I too had the dumb luck to fall in love with and marry a Spaniard, with no useful Spanish education to rely on when communicating with my newly acquired in-laws — none at all, in fact. While at school I eagerly studied the languages I thought would be useful in life: French, German and Japanese. Since leaving school, none of them have been anywhere as useful as would have been Mandarin, Arabic, Polish or Spanish.

Ah yes, Spanish. Like the author of the article I loaded up with about ten minutes’ worth of choice phrases before I went to meet my then-girlfriend’s family. In nervousness I forgot every single word of it. And then ran headlong into the problem of Spain’s several regional languages.

The Languages of Spain

To communicate, I first have to ask my wife’s family to speak Castillian Spanish. And then I have to compound my embarassment by admitting that I don’t even speak much of that. Worst of all, the author of that article isn’t being that hyperbolic when she refers to herself as “speaking like a one year old” — my worst realisation of just how poorly I speak Spanish was helping my child talk to a five-year-old girl they were playing with on the beach.

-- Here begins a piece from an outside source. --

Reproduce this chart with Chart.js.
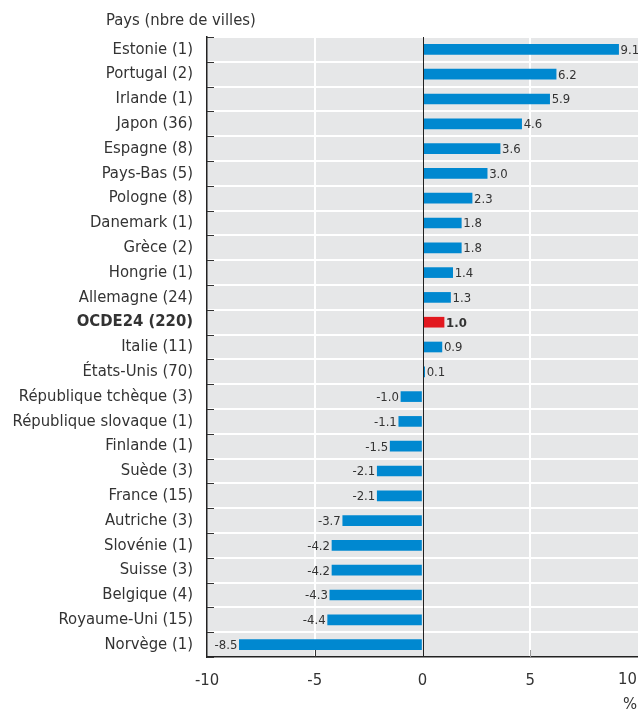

Not only did I not understand what she was saying, but I couldn’t even find the words to tell her that I didn’t understand.

I could only imagine the number of times I would be reduced to frustrated tears if I lived there.

A Language College in Bournemouth

I live in a town where thousands come to study English every year, hundreds or thousands of miles from friends and family. Daily I talk to Chinese baristas, Brazilian bus drivers, Italian chefs — always in English, without a second thought.

And every time they speak a word of English, they’re doing better at integrating into British society than I ever could into theirs.